Suki AI Partners With Google Cloud to Improve Assistive Tech in Healthcare
Health AI startup Suki has unveiled a new partnership with Google Cloud as part of its efforts to grow beyond clinical documentation.
CNBC reported that the new partnership is aimed at boosting Suki AI healthcare efforts to develop Q&A and patient summary features using the Vertex AI platform. This Google Cloud platform enables developers to tune, train, and deploy varying AI applications and models.
Improving Suki Assistant
Suki’s initial AI product, Suki Assistant, makes it easy for doctors to record patient visits and automatically convert them into clinical notes. By doing so, the AI assistant eliminates the menial task of taking notes manually.
Through the Suki Google Cloud partnership, the AI startup will push these capabilities a notch higher. It marks the next frontier for the company by offering Suki assistant users with a more assistive technology.
“We were never really building a clinical documentation tool only, it was supposed to be an assistant. An assistant can help you with documentation, but it can also start doing other things,” Suki Founder and CEO Punit Soni said.
Range of New Features
Suki says that leveraging all the patient data available could automatically save clinicians between 15 and 30 minutes that they spend searching patient information.

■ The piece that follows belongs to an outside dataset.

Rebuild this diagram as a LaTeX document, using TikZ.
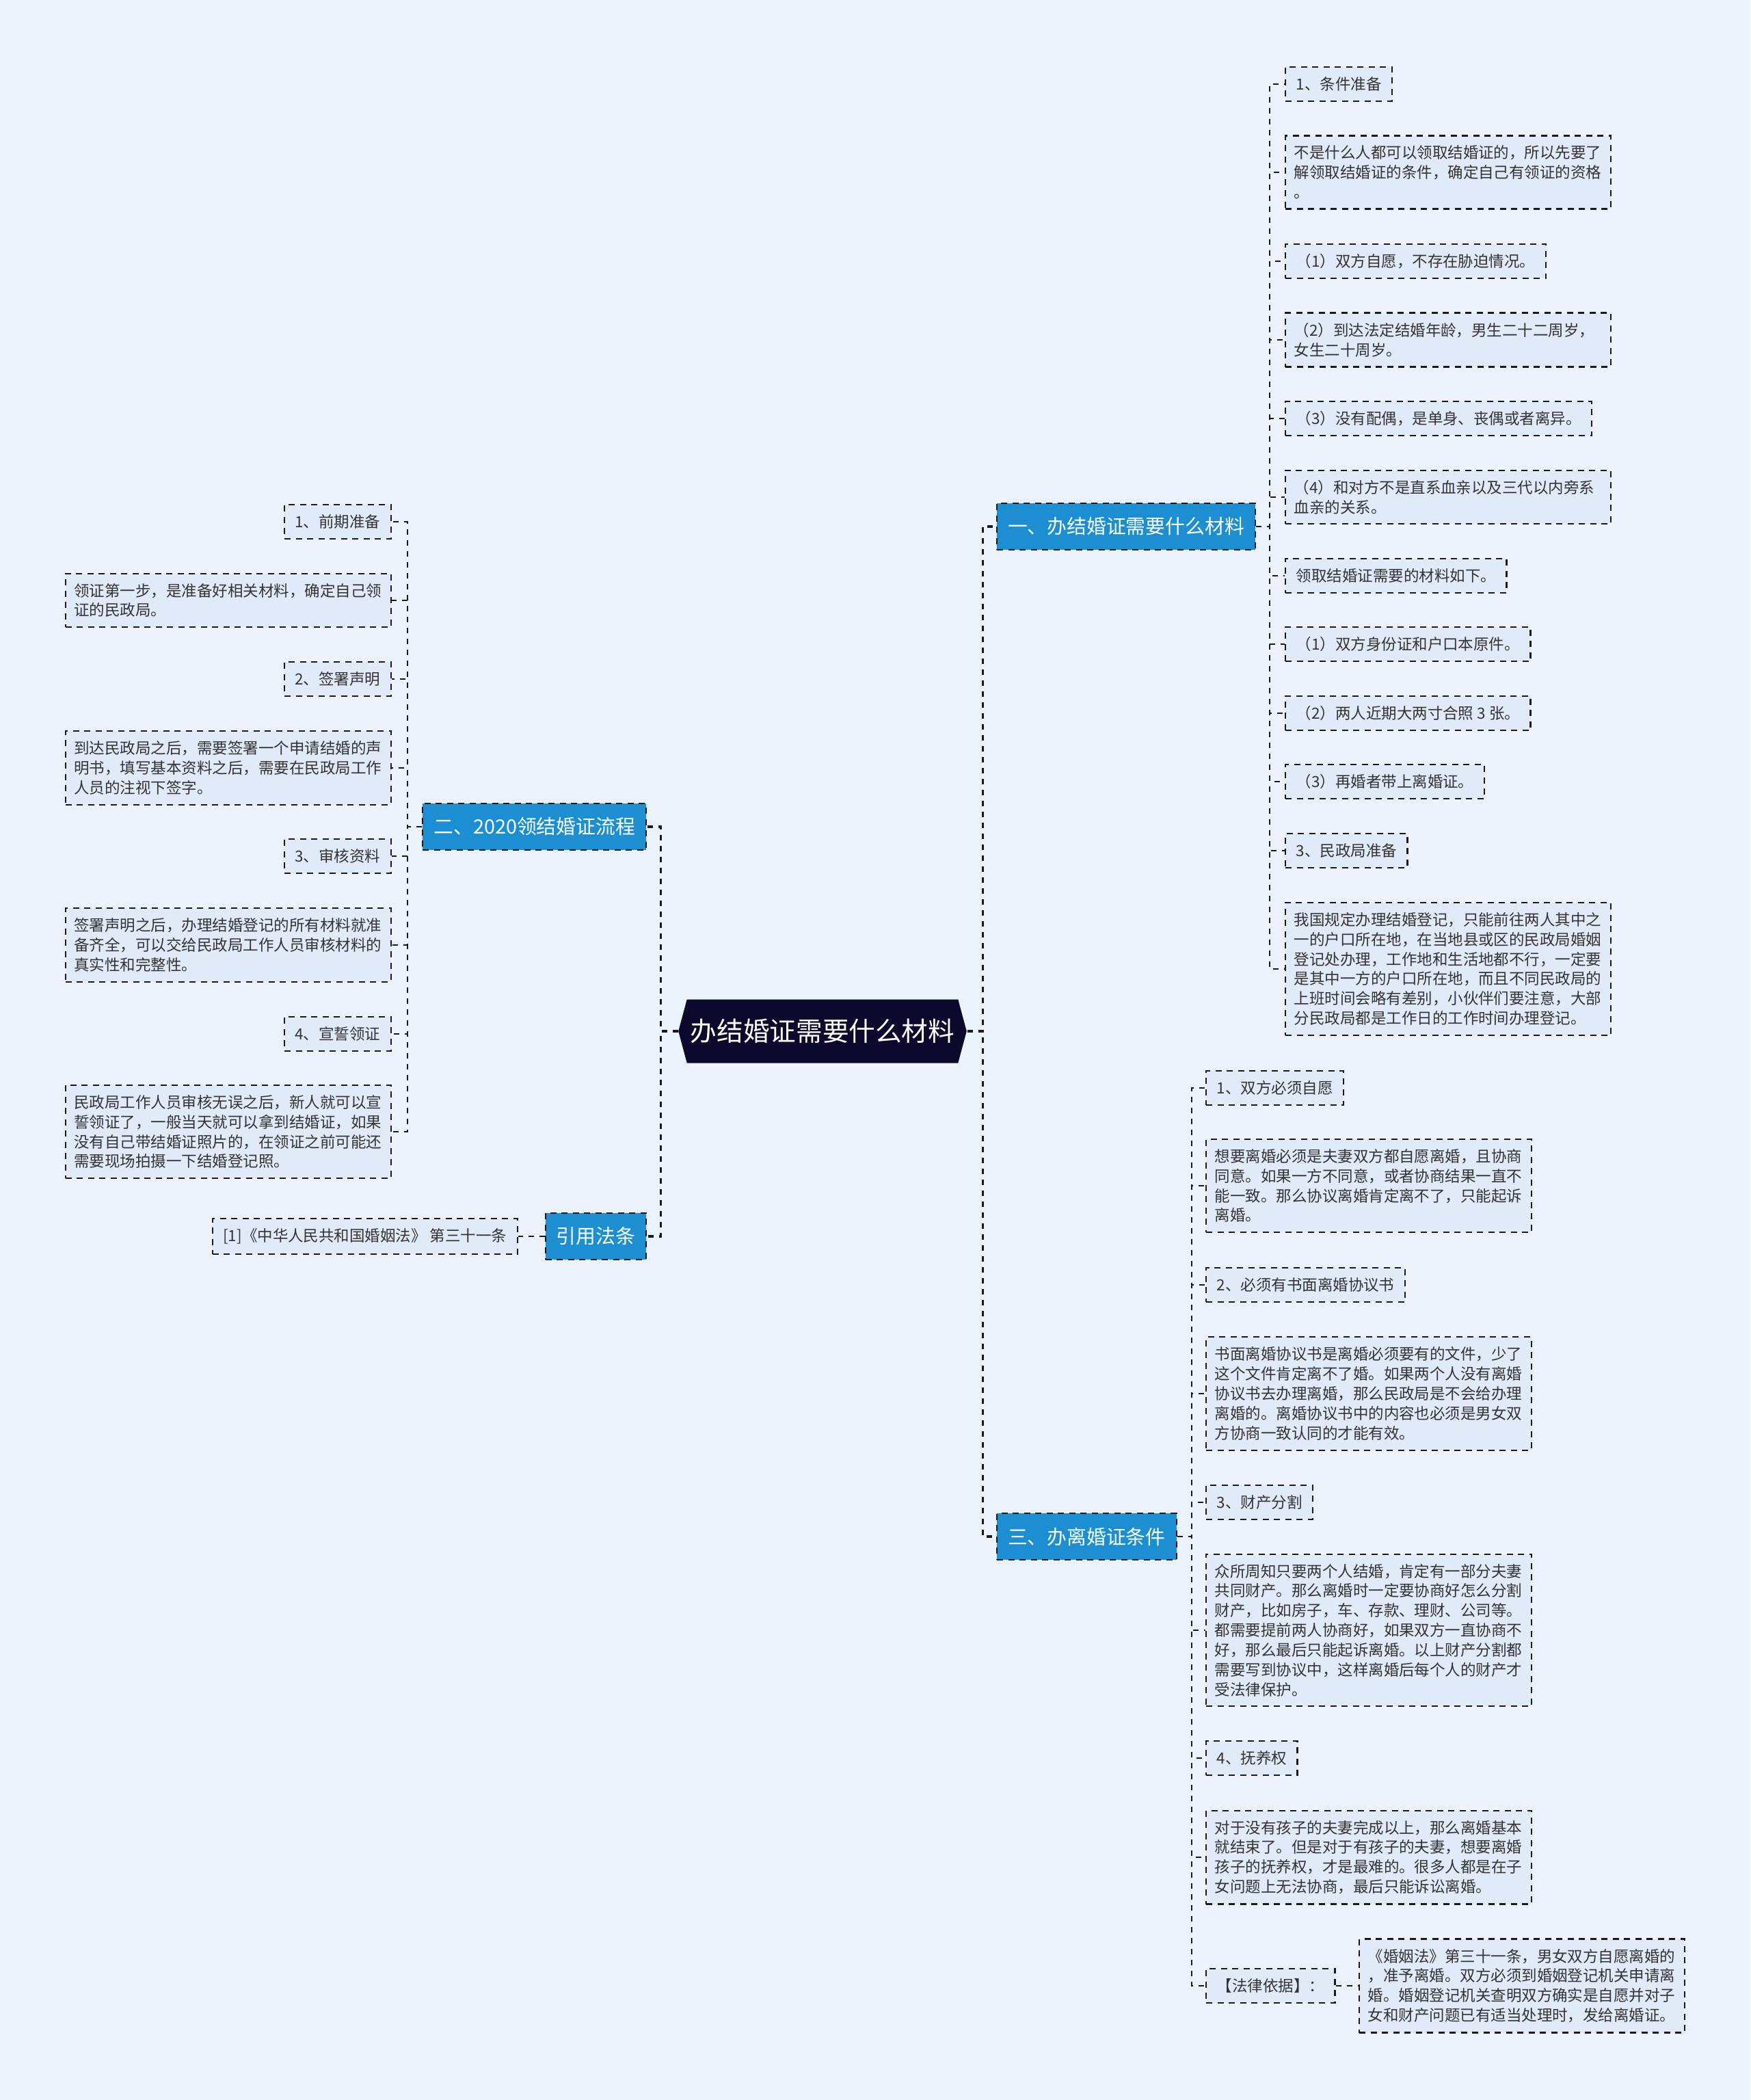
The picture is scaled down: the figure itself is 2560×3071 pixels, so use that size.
\documentclass[tikz,border=0pt]{standalone}
\usepackage{fontspec}
\usepackage{tikz}
\usetikzlibrary{shapes.symbols}
\newfontfamily\cjk{Noto Sans CJK SC}

\definecolor{bgcol}{HTML}{EDF3FD}
\definecolor{leaffill}{HTML}{E1EAF9}
\definecolor{branchfill}{HTML}{1B8FD2}
\definecolor{rootfill}{HTML}{0C0A2C}
\definecolor{linecol}{HTML}{1A1A1A}
\definecolor{textcol}{HTML}{333333}

\begin{document}
\begin{tikzpicture}[
  x=0.1mm, y=-0.1mm,
  every node/.style={font=\cjk},
  boxdash/.style={line width=0.6pt, dash pattern=on 0.9mm off 0.75mm},
  leafbox/.style={fill=leaffill, draw=linecol, boxdash, text=textcol,
    font=\cjk\fontsize{6.4pt}{8.2pt}\selectfont,
    inner xsep=1.55mm, inner ysep=1.45mm, align=left},
  textbox/.style={leafbox, text width=45.1mm, inner xsep=1.25mm},
  branchbox/.style={fill=branchfill, draw=linecol, boxdash, text=white,
    font=\cjk\fontsize{8.2pt}{10pt}\selectfont,
    inner xsep=1.6mm, minimum height=6.8mm},
  rootbox/.style={signal, signal to=west and east, signal pointer angle=150,
    fill=rootfill, text=white, font=\cjk\fontsize{11pt}{13pt}\selectfont,
    minimum height=9.3mm, inner xsep=0.5mm},
  link/.style={draw=linecol, line width=0.55pt, dash pattern=on 0.8mm off 0.8mm},
  rootlink/.style={draw=linecol, line width=0.9pt, dash pattern=on 0.8mm off 0.8mm},
]
% Canvas
\fill[bgcol] (0,0) rectangle (2560,3071);
\useasboundingbox (0,0) rectangle (2560,3071);

% Root and main branches
\node[rootbox] (root) at (1203,1508) {办结婚证需要什么材料};
\node[branchbox, anchor=west] (b1) at (1457,770) {一、办结婚证需要什么材料};
\node[branchbox, anchor=east] (b2) at (946,1209) {二、2020领结婚证流程};
\node[branchbox, anchor=west] (b3) at (1457,2247) {三、办离婚证条件};
\node[branchbox, anchor=east] (b4) at (946,1808) {引用法条};

% Branch 1: materials
\node[leafbox, anchor=west] (c11) at (1879,123) {1、条件准备};
\node[textbox, anchor=west] (c12) at (1879,252) {不是什么人都可以领取结婚证的，所以先要了\\解领取结婚证的条件，确定自己有领证的资格\\。};
\node[leafbox, anchor=west] (c13) at (1879,382) {（1）双方自愿，不存在胁迫情况。};
\node[textbox, anchor=west] (c14) at (1879,497) {（2）到达法定结婚年龄，男生二十二周岁，\\女生二十周岁。};
\node[leafbox, anchor=west] (c15) at (1879,612) {（3）没有配偶，是单身、丧偶或者离异。};
\node[textbox, anchor=west] (c16) at (1879,727) {（4）和对方不是直系血亲以及三代以内旁系\\血亲的关系。};
\node[leafbox, anchor=west] (c17) at (1879,842) {领取结婚证需要的材料如下。};
\node[leafbox, anchor=west] (c18) at (1879,942) {（1）双方身份证和户口本原件。};
\node[leafbox, anchor=west] (c19) at (1879,1043) {（2）两人近期大两寸合照 3 张。};
\node[leafbox, anchor=west] (c110) at (1879,1143) {（3）再婚者带上离婚证。};
\node[leafbox, anchor=west] (c111) at (1879,1244) {3、民政局准备};
\node[textbox, anchor=west] (c112) at (1879,1417) {我国规定办理结婚登记，只能前往两人其中之\\一的户口所在地，在当地县或区的民政局婚姻\\登记处办理，工作地和生活地都不行，一定要\\是其中一方的户口所在地，而且不同民政局的\\上班时间会略有差别，小伙伴们要注意，大部\\分民政局都是工作日的工作时间办理登记。};

% Branch 2: procedure
\node[leafbox, anchor=east] (c21) at (573,763) {1、前期准备};
\node[textbox, anchor=east] (c22) at (573,878) {领证第一步，是准备好相关材料，确定自己领\\证的民政局。};
\node[leafbox, anchor=east] (c23) at (573,993) {2、签署声明};
\node[textbox, anchor=east] (c24) at (573,1123) {到达民政局之后，需要签署一个申请结婚的声\\明书，填写基本资料之后，需要在民政局工作\\人员的注视下签字。};
\node[leafbox, anchor=east] (c25) at (573,1252) {3、审核资料};
\node[textbox, anchor=east] (c26) at (573,1382) {签署声明之后，办理结婚登记的所有材料就准\\备齐全，可以交给民政局工作人员审核材料的\\真实性和完整性。};
\node[leafbox, anchor=east] (c27) at (573,1512) {4、宣誓领证};
\node[textbox, anchor=east] (c28) at (573,1655) {民政局工作人员审核无误之后，新人就可以宣\\誓领证了，一般当天就可以拿到结婚证，如果\\没有自己带结婚证照片的，在领证之前可能还\\需要现场拍摄一下结婚登记照。};

% Branch 4: cited law
\node[leafbox, anchor=east] (c41) at (758,1808) {[1]《中华人民共和国婚姻法》 第三十一条};

% Branch 3: divorce conditions
\node[leafbox, anchor=west] (c31) at (1763,1591) {1、双方必须自愿};
\node[textbox, anchor=west] (c32) at (1763,1734) {想要离婚必须是夫妻双方都自愿离婚，且协商\\同意。如果一方不同意，或者协商结果一直不\\能一致。那么协议离婚肯定离不了，只能起诉\\离婚。};
\node[leafbox, anchor=west] (c33) at (1763,1879) {2、必须有书面离婚协议书};
\node[textbox, anchor=west] (c34) at (1763,2038) {书面离婚协议书是离婚必须要有的文件，少了\\这个文件肯定离不了婚。如果两个人没有离婚\\协议书去办理离婚，那么民政局是不会给办理\\离婚的。离婚协议书中的内容也必须是男女双\\方协商一致认同的才能有效。};
\node[leafbox, anchor=west] (c35) at (1763,2197) {3、财产分割};
\node[textbox, anchor=west] (c36) at (1763,2384) {众所周知只要两个人结婚，肯定有一部分夫妻\\共同财产。那么离婚时一定要协商好怎么分割\\财产，比如房子，车、存款、理财、公司等。\\都需要提前两人协商好，如果双方一直协商不\\好，那么最后只能起诉离婚。以上财产分割都\\需要写到协议中，这样离婚后每个人的财产才\\受法律保护。};
\node[leafbox, anchor=west] (c37) at (1763,2571) {4、抚养权};
\node[textbox, anchor=west] (c38) at (1763,2716) {对于没有孩子的夫妻完成以上，那么离婚基本\\就结束了。但是对于有孩子的夫妻，想要离婚\\孩子的抚养权，才是最难的。很多人都是在子\\女问题上无法协商，最后只能诉讼离婚。};
\node[leafbox, anchor=west] (c39) at (1763,2904) {【法律依据】：};
\node[textbox, anchor=west] (c391) at (1987,2904) {《婚姻法》第三十一条，男女双方自愿离婚的\\，准予离婚。双方必须到婚姻登记机关申请离\\婚。婚姻登记机关查明双方确实是自愿并对子\\女和财产问题已有适当处理时，发给离婚证。};

% Root connectors
\draw[rootlink] (root.east) -- ++(23,0) |- (b1.west);
\draw[rootlink] (root.east) -- ++(23,0) |- (b3.west);
\draw[rootlink] (root.west) -- ++(-25,0) |- (b2.east);
\draw[rootlink] (root.west) -- ++(-25,0) |- (b4.east);

% Branch 1 connectors
\draw[link] (b1.east) -- ++(20,0) |- (c11.west);
\draw[link] (b1.east) -- ++(20,0) |- (c12.west);
\draw[link] (b1.east) -- ++(20,0) |- (c13.west);
\draw[link] (b1.east) -- ++(20,0) |- (c14.west);
\draw[link] (b1.east) -- ++(20,0) |- (c15.west);
\draw[link] (b1.east) -- ++(20,0) |- (c16.west);
\draw[link] (b1.east) -- ++(20,0) |- (c17.west);
\draw[link] (b1.east) -- ++(20,0) |- (c18.west);
\draw[link] (b1.east) -- ++(20,0) |- (c19.west);
\draw[link] (b1.east) -- ++(20,0) |- (c110.west);
\draw[link] (b1.east) -- ++(20,0) |- (c111.west);
\draw[link] (b1.east) -- ++(20,0) |- (c112.west);

% Branch 2 connectors
\draw[link] (b2.west) -- ++(-21,0) |- (c21.east);
\draw[link] (b2.west) -- ++(-21,0) |- (c22.east);
\draw[link] (b2.west) -- ++(-21,0) |- (c23.east);
\draw[link] (b2.west) -- ++(-21,0) |- (c24.east);
\draw[link] (b2.west) -- ++(-21,0) |- (c25.east);
\draw[link] (b2.west) -- ++(-21,0) |- (c26.east);
\draw[link] (b2.west) -- ++(-21,0) |- (c27.east);
\draw[link] (b2.west) -- ++(-21,0) |- (c28.east);

% Branch 4 connector
\draw[link] (b4.west) -- (c41.east);

% Branch 3 connectors
\draw[link] (b3.east) -- ++(21,0) |- (c31.west);
\draw[link] (b3.east) -- ++(21,0) |- (c32.west);
\draw[link] (b3.east) -- ++(21,0) |- (c33.west);
\draw[link] (b3.east) -- ++(21,0) |- (c34.west);
\draw[link] (b3.east) -- ++(21,0) |- (c35.west);
\draw[link] (b3.east) -- ++(21,0) |- (c36.west);
\draw[link] (b3.east) -- ++(21,0) |- (c37.west);
\draw[link] (b3.east) -- ++(21,0) |- (c38.west);
\draw[link] (b3.east) -- ++(21,0) |- (c39.west);
\draw[link] (c39.east) -- (c391.west);
\end{tikzpicture}
\end{document}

Suki’s AI startup partnership with Google Cloud offers new features that enable doctors to ask questions first and retrieve relevant information about the medical history of their patients.
Doctors will also be able to read patient’s biographical information, their visit history, and their reason for visit with a single click. The Suki and Google Cloud features will generate summaries for users highlighting details like patient’s age, chronic illnesses, previous prescriptions, and any other medical problems.
Where doctors have specific questions regarding a patient, they can use the AI startup’s Q&A button to enter queries. Users can query the patient database using prompts such as ‘What vaccines did the patient take?’ or ‘show me his last A1C’.
“To me, this is actually a larger trend of the AI design, or AI-ification, of health care”, Soni added.
The patient summary feature is already available to selected clinicians. Suki says general availability of this feature and the Q&A will commence early 2025. The company says that initially, the Q&A feature will respond to queries based on patient data. However, the Suki will expand this scope with time. Users will not pay more to use the new features.
Addressing Health Pain Points
Suki’s healthcare technology is designed to address pain points in delivery of health services in the US. Administrative tasks are a leading cause of burnouts among healthcare workers in the country that medical executives are keen to address. Overally, clinicians spend close to 28 hours each week performing administrative tasks. This includes close to 9 hours on patient documentation alone.
Tech tools that automate these tasks like Suki have gained popularity and attracted investors. In October 2024, the company closed a $70 million funding round. Currently, Suki’s tech solution is being used by 350 clinics and health systems across the US. The healthcare AI startup tripled its customer base this year. Suki is looking to stand out in the highly competitive market with its new offerings.